> **Instructions to follow**
Return all of the data exactly as written, without the pictures.

> **Dataset excerpt**
....
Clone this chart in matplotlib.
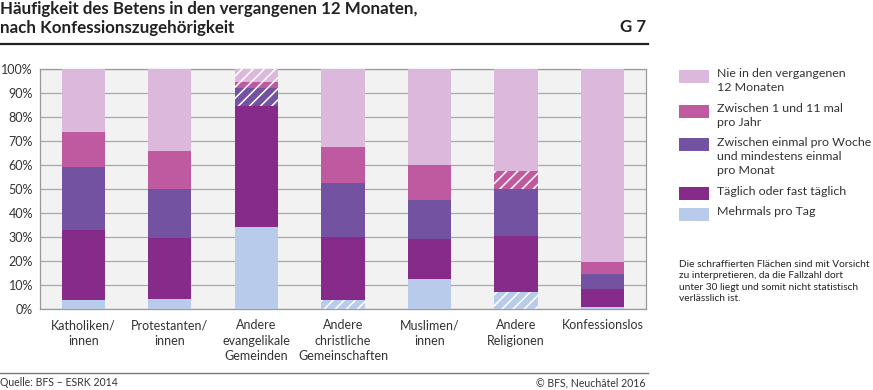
import numpy as np
import matplotlib
matplotlib.use('Agg')
import matplotlib.pyplot as plt
from matplotlib.patches import Rectangle
from matplotlib.lines import Line2D

plt.rcParams['font.family'] = ['Lato', 'DejaVu Sans']
plt.rcParams['hatch.linewidth'] = 1.1

# Kategorien und Werte (in %), von unten nach oben gestapelt
kategorien = ['Katholiken/\ninnen', 'Protestanten/\ninnen', 'Andere\nevangelikale\nGemeinden',
              'Andere\nchristliche\nGemeinschaften', 'Muslimen/\ninnen', 'Andere\nReligionen',
              'Konfessionslos']
mehrmals = [3.9, 4.2, 34.4, 3.9, 12.5, 7.1, 0.8]
taeglich = [29.2, 25.7, 50.5, 26.1, 16.8, 23.5, 7.5]
woche = [26.1, 20.1, 7.2, 22.8, 16.1, 19.7, 6.3]
jahr = [14.6, 16.0, 2.5, 15.0, 14.6, 7.5, 5.3]
nie = [26.2, 34.0, 5.4, 32.2, 40.0, 42.2, 80.1]

# schraffiert = Fallzahl unter 30
mehrmals_schr = [False, False, False, True, False, True, False]
taeglich_schr = [False] * 7
woche_schr = [False, False, True, False, False, False, False]
jahr_schr = [False, False, True, False, False, True, False]
nie_schr = [False, False, True, False, False, False, False]

serien = [
    ('Mehrmals pro Tag', mehrmals, mehrmals_schr, '#b9cbea'),
    ('Täglich oder fast täglich', taeglich, taeglich_schr, '#872b8b'),
    ('Zwischen einmal pro Woche\nund mindestens einmal\npro Monat', woche, woche_schr, '#7352a1'),
    ('Zwischen 1 und 11 mal\npro Jahr', jahr, jahr_schr, '#c05aa0'),
    ('Nie in den vergangenen\n12 Monaten', nie, nie_schr, '#dcb9dc'),
]

fig = plt.figure(figsize=(8.73, 3.9), dpi=100)
ax = fig.add_axes([40 / 873, 1 - 309.3 / 390, 606 / 873, 240 / 390])
ax.set_facecolor('#f2f2f2')

x = np.arange(len(kategorien))
unten = np.zeros(len(kategorien))
for name, werte, schr, farbe in serien:
    werte = np.array(werte)
    for i in range(len(x)):
        if schr[i]:
            ax.bar(x[i], werte[i], 0.5, bottom=unten[i], color=farbe, edgecolor='white',
                   linewidth=0, hatch='///', zorder=3)
        else:
            ax.bar(x[i], werte[i], 0.5, bottom=unten[i], color=farbe, linewidth=0, zorder=3)
    unten += werte

ax.set_xlim(-0.5, len(kategorien) - 0.5)
ax.set_ylim(0, 100)
ax.set_yticks(np.arange(0, 101, 10))
ax.set_yticklabels([f'{v}%' for v in range(0, 101, 10)])
ax.yaxis.grid(True, color='#a8a8a8', linewidth=0.9, zorder=1)
ax.set_axisbelow(True)
ax.set_xticks(x)
ax.set_xticklabels(kategorien, linespacing=1.35)
ax.tick_params(axis='both', length=0, labelsize=9, colors='#333333')
ax.tick_params(axis='x', pad=7)
ax.tick_params(axis='y', pad=5)
for s in ax.spines.values():
    s.set_color('#9a9a9a')
    s.set_linewidth(0.9)

# Titel
fig.text(0, 1 - 1 / 390, 'Häufigkeit des Betens in den vergangenen 12 Monaten,\nnach Konfessionszugehörigkeit',
         fontsize=12.2, fontweight='bold', va='top', ha='left', color='#222222', linespacing=1.25)
fig.text(646 / 873, 1 - 19 / 390, 'G 7', fontsize=12.2, fontweight='bold', va='top', ha='right',
         color='#222222')
fig.add_artist(Line2D([0, 648 / 873], [1 - 44 / 390, 1 - 44 / 390], color='#222222', linewidth=1.6))

# Fusszeile
fig.add_artist(Line2D([0, 648 / 873], [1 - 373 / 390, 1 - 373 / 390], color='#777777', linewidth=1.0))
fig.text(0, 1 - 383 / 390, 'Quelle: BFS – ESRK 2014', fontsize=7.6, va='center', ha='left', color='#333333')
fig.text(646 / 873, 1 - 383 / 390, '© BFS, Neuchâtel 2016', fontsize=7.6, va='center', ha='right',
         color='#333333')

# Legende (von oben nach unten)
legende_y = [76, 111, 145, 194, 214]
for (name, werte, schr, farbe), ly in zip(serien[::-1], legende_y):
    fig.add_artist(Rectangle((679 / 873, 1 - (ly + 6.5) / 390), 30 / 873, 13 / 390,
                             facecolor=farbe, linewidth=0, transform=fig.transFigure))
    fig.text(717 / 873, 1 - (ly - 8) / 390, name, fontsize=8.9, va='top', ha='left',
             color='#333333', linespacing=1.35)

fig.text(679 / 873, 1 - 260 / 390,
         'Die schraffierten Flächen sind mit Vorsicht\nzu interpretieren, da die Fallzahl dort\n'
         'unter 30 liegt und somit nicht statistisch\nverlässlich ist.',
         fontsize=7.3, va='top', ha='left', color='#222222', linespacing=1.35)

fig.savefig('out.png', dpi=100, facecolor='white')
....
> **Answer for the task**
Clone this chart in matplotlib.
import numpy as np
import matplotlib
matplotlib.use('Agg')
import matplotlib.pyplot as plt
from matplotlib.patches import Rectangle
from matplotlib.lines import Line2D

plt.rcParams['font.family'] = ['Lato', 'DejaVu Sans']
plt.rcParams['hatch.linewidth'] = 1.1

# Kategorien und Werte (in %), von unten nach oben gestapelt
kategorien = ['Katholiken/\ninnen', 'Protestanten/\ninnen', 'Andere\nevangelikale\nGemeinden',
              'Andere\nchristliche\nGemeinschaften', 'Muslimen/\ninnen', 'Andere\nReligionen',
              'Konfessionslos']
mehrmals = [3.9, 4.2, 34.4, 3.9, 12.5, 7.1, 0.8]
taeglich = [29.2, 25.7, 50.5, 26.1, 16.8, 23.5, 7.5]
woche = [26.1, 20.1, 7.2, 22.8, 16.1, 19.7, 6.3]
jahr = [14.6, 16.0, 2.5, 15.0, 14.6, 7.5, 5.3]
nie = [26.2, 34.0, 5.4, 32.2, 40.0, 42.2, 80.1]

# schraffiert = Fallzahl unter 30
mehrmals_schr = [False, False, False, True, False, True, False]
taeglich_schr = [False] * 7
woche_schr = [False, False, True, False, False, False, False]
jahr_schr = [False, False, True, False, False, True, False]
nie_schr = [False, False, True, False, False, False, False]

serien = [
    ('Mehrmals pro Tag', mehrmals, mehrmals_schr, '#b9cbea'),
    ('Täglich oder fast täglich', taeglich, taeglich_schr, '#872b8b'),
    ('Zwischen einmal pro Woche\nund mindestens einmal\npro Monat', woche, woche_schr, '#7352a1'),
    ('Zwischen 1 und 11 mal\npro Jahr', jahr, jahr_schr, '#c05aa0'),
    ('Nie in den vergangenen\n12 Monaten', nie, nie_schr, '#dcb9dc'),
]

fig = plt.figure(figsize=(8.73, 3.9), dpi=100)
ax = fig.add_axes([40 / 873, 1 - 309.3 / 390, 606 / 873, 240 / 390])
ax.set_facecolor('#f2f2f2')

x = np.arange(len(kategorien))
unten = np.zeros(len(kategorien))
for name, werte, schr, farbe in serien:
    werte = np.array(werte)
    for i in range(len(x)):
        if schr[i]:
            ax.bar(x[i], werte[i], 0.5, bottom=unten[i], color=farbe, edgecolor='white',
                   linewidth=0, hatch='///', zorder=3)
        else:
            ax.bar(x[i], werte[i], 0.5, bottom=unten[i], color=farbe, linewidth=0, zorder=3)
    unten += werte

ax.set_xlim(-0.5, len(kategorien) - 0.5)
ax.set_ylim(0, 100)
ax.set_yticks(np.arange(0, 101, 10))
ax.set_yticklabels([f'{v}%' for v in range(0, 101, 10)])
ax.yaxis.grid(True, color='#a8a8a8', linewidth=0.9, zorder=1)
ax.set_axisbelow(True)
ax.set_xticks(x)
ax.set_xticklabels(kategorien, linespacing=1.35)
ax.tick_params(axis='both', length=0, labelsize=9, colors='#333333')
ax.tick_params(axis='x', pad=7)
ax.tick_params(axis='y', pad=5)
for s in ax.spines.values():
    s.set_color('#9a9a9a')
    s.set_linewidth(0.9)

# Titel
fig.text(0, 1 - 1 / 390, 'Häufigkeit des Betens in den vergangenen 12 Monaten,\nnach Konfessionszugehörigkeit',
         fontsize=12.2, fontweight='bold', va='top', ha='left', color='#222222', linespacing=1.25)
fig.text(646 / 873, 1 - 19 / 390, 'G 7', fontsize=12.2, fontweight='bold', va='top', ha='right',
         color='#222222')
fig.add_artist(Line2D([0, 648 / 873], [1 - 44 / 390, 1 - 44 / 390], color='#222222', linewidth=1.6))

# Fusszeile
fig.add_artist(Line2D([0, 648 / 873], [1 - 373 / 390, 1 - 373 / 390], color='#777777', linewidth=1.0))
fig.text(0, 1 - 383 / 390, 'Quelle: BFS – ESRK 2014', fontsize=7.6, va='center', ha='left', color='#333333')
fig.text(646 / 873, 1 - 383 / 390, '© BFS, Neuchâtel 2016', fontsize=7.6, va='center', ha='right',
         color='#333333')

# Legende (von oben nach unten)
legende_y = [76, 111, 145, 194, 214]
for (name, werte, schr, farbe), ly in zip(serien[::-1], legende_y):
    fig.add_artist(Rectangle((679 / 873, 1 - (ly + 6.5) / 390), 30 / 873, 13 / 390,
                             facecolor=farbe, linewidth=0, transform=fig.transFigure))
    fig.text(717 / 873, 1 - (ly - 8) / 390, name, fontsize=8.9, va='top', ha='left',
             color='#333333', linespacing=1.35)

fig.text(679 / 873, 1 - 260 / 390,
         'Die schraffierten Flächen sind mit Vorsicht\nzu interpretieren, da die Fallzahl dort\n'
         'unter 30 liegt und somit nicht statistisch\nverlässlich ist.',
         fontsize=7.3, va='top', ha='left', color='#222222', linespacing=1.35)

fig.savefig('out.png', dpi=100, facecolor='white')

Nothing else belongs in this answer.